Of course, we enter this Jackson Hole meeting with the most dangerous inflation we've seen since the Volcker era

And remember, just last week Powell talked specifically about Volcker in a town hall meeting.  He admiringly called him "the most distinguished public servant, in economies, in [Powell's] lifetime."  And he admires him because of his courage to take on the unpopular, but necessary path of beating what Powell calls The Great Inflation.

Volcker beat double-digit inflation with short-term interest rates that approached 20% — and in doing so, he took the economy into recession.  But he also set the stage for a long and very good period of development for the U.S. economy. 

Now, we already know the Fed has pivoted, over the past month, in acknowledgement of the aggressive inflation already baked into the economy.  On that note, I suspect we'll see Powell, once again, bring up the Volcker era in his prepared speech on Friday.  If he does, the markets may have to recalibrate for a Fed that is beginning to see a higher risk (than previously) that they may have to become inflation fighters in the near future. 

August 25, 2021

Sticking with the theme we've discussed the past two days, rates continue to rise on optimism about the economic recovery.  And that's being fueled by optimism about the pandemic outlook (with the expectation of widespread global vaccine mandates, following the FDA's approval of Pfizer's vaccine).

So, U.S. 10 year yields are now 10 basis points higher than prior to the FDA announcement on Tuesday.  And as we discussed on Tuesday, we should expect the world to follow the lead of the FDA, with regulator approvals and subsequent widespread vaccine mandates.  With that, yields globally are on the move. 

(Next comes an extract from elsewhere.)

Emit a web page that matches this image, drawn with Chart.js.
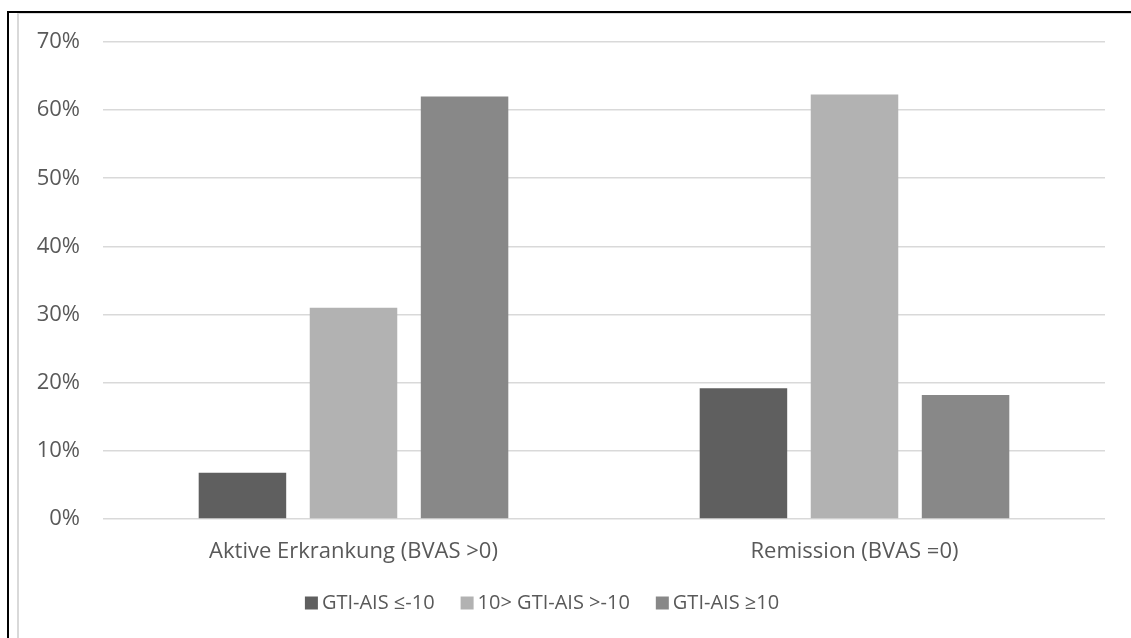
<!DOCTYPE html>
<html>
<head>
<meta charset="utf-8">
<script src="https://cdn.jsdelivr.net/npm/chart.js@4/dist/chart.umd.min.js"></script>
<style>
  html, body { margin: 0; padding: 0; background: #ffffff; }
  body { width: 1131px; height: 638px; position: relative; overflow: hidden; }
  .outer { position: absolute; left: 7px; top: 11px; right: -10px; bottom: -10px;
           border-left: 2px solid #000; border-top: 2px solid #000; }
  .inner { position: absolute; left: 17px; top: 13px; right: -10px; bottom: -10px;
           border-left: 2px solid #d9d9d9; border-top: 1px solid #d9d9d9; }
  /* canvas extends a little past the left edge so the legend sits centred under the page */
  #wrap { position: absolute; left: -15px; top: 0; width: 1146px; height: 638px; }
</style>
</head>
<body>
<div class="outer"></div>
<div class="inner"></div>
<div id="wrap"><canvas id="chart"></canvas></div>
<script>
// Categories and series (share of patients, %)
const categories = ['Aktive Erkrankung (BVAS >0)', 'Remission (BVAS =0)'];
const seriesNames = ['GTI-AIS ≤-10', '10> GTI-AIS >-10', 'GTI-AIS ≥10'];
const lowScore = [6.8, 19.2];
const midScore = [31.0, 62.3];
const highScore = [62.0, 18.2];
const yTicks = [0, 10, 20, 30, 40, 50, 60, 70];

const seriesColors = ['#5f5f5f', '#b2b2b2', '#888888'];
const textColor = '#595959';
const fontFamily = "'Open Sans', 'Liberation Sans', sans-serif";

const datasets = [lowScore, midScore, highScore].map((values, i) => ({
  label: seriesNames[i],
  data: values,
  backgroundColor: seriesColors[i],
  borderWidth: 0,
  categoryPercentage: 0.665,
  barPercentage: 0.788
}));

// The legend's label padding also sets its top inset; pull the box up so the
// wide horizontal item spacing doesn't push the row down.
const legendLift = {
  id: 'legendLift',
  afterLayout(chart) {
    const lg = chart.legend;
    if (lg) { lg.top -= 6; lg.bottom -= 6; }
  }
};

new Chart(document.getElementById('chart'), {
  type: 'bar',
  data: { labels: categories, datasets },
  plugins: [legendLift],
  options: {
    responsive: true,
    maintainAspectRatio: false,
    animation: false,
    layout: { padding: { top: 42, right: 26, bottom: 9, left: 0 } },
    plugins: {
      tooltip: { enabled: false },
      legend: {
        position: 'bottom',
        labels: {
          color: textColor,
          font: { family: fontFamily, size: 20 },
          usePointStyle: true,
          pointStyle: 'rect',
          boxWidth: 1,
          boxHeight: 13,
          padding: 32
        }
      }
    },
    scales: {
      x: {
        grid: { display: false, drawTicks: false },
        border: { display: false },
        ticks: { color: textColor, font: { family: fontFamily, size: 22 }, padding: 20 },
        afterFit: (scale) => { scale.height = 48; }
      },
      y: {
        min: 0,
        max: 70,
        afterBuildTicks: (scale) => { scale.ticks = yTicks.map(v => ({ value: v })); },
        grid: { color: '#d9d9d9', lineWidth: 1.6, drawTicks: false },
        border: { display: false },
        ticks: {
          color: textColor,
          font: { family: fontFamily, size: 22 },
          padding: 23,
          callback: (v) => v + '%'
        },
        afterFit: (scale) => { scale.width = 118; }
      }
    }
  }
});
</script>
</body>
</html>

Today, German yields had the biggest one day move since March.  Italian yields (one of the weak spots in Europe) jumped by nine basis points, the biggest move since late February.  What's in common now, with that late February – early March period?  Congress was about to put a stamp of approval on the $1.9 trillion Biden spending package.  Today, they are about to put a stamp of approval on another $4.5 trillion in government spending.  

In anticipation of the $1.9 trillion, the U.S. ten year yield rose from 1% to 1.75% in forty days, earlier this year.  The difference then:  The Fed was not only concerned about rising rates, there were reports that they might consider taking additional action to force down longer-term market interest rates (through another iteration of "operation twist"). 

This time around, the Fed is actually talking UP rates.  

August 24, 2021

We talked yesterday about the FDA vaccine approval as another November 9th, 2020-like moment,  where markets interpret it as new hope that the pandemic will end. 

And that — combined with even more extravagant government spending coming down the pike, and a Fed that has prepared markets for an end of emergency policies — is a recipe for the beginning of the end of ultra-low rates.  And it all is reflective of a sustained economic recovery. 

Indeed, rates were on the move today, trading up to 1.30%.  And no surprise, when we look across the stock market, small cap and value stocks have been the outperformers the past two days on this formula of "pandemic escape" and sustained economic recovery. 

After all, coming out of recessionsmall caps tend to follow the path of interest rates (climbing rates, suggests more optimism about the outlook).  With that, as interest rates (the 10-year yield) rose from as low as 31 basis points, last year, to as high as 1.78% this year, small cap value stocks soared.  Conversely, as you can see in the chart below, as we've seen a decline back to 1.13% on the ten-year over the past few months, small caps have fallen, diverging from the performance of larger cap growth stocks (and the broader market).

So, with the above in mind, with a fresh catalyst for a move in rates (higher), we should expect small cap value to roar back into the end of the year.  

The Russell 2000 is now up 13% year-to-date.  That is underperforming the broader market, which is up 19%.  Again, history tells us we should expect the opposite coming out of recession.  Be long small–caps!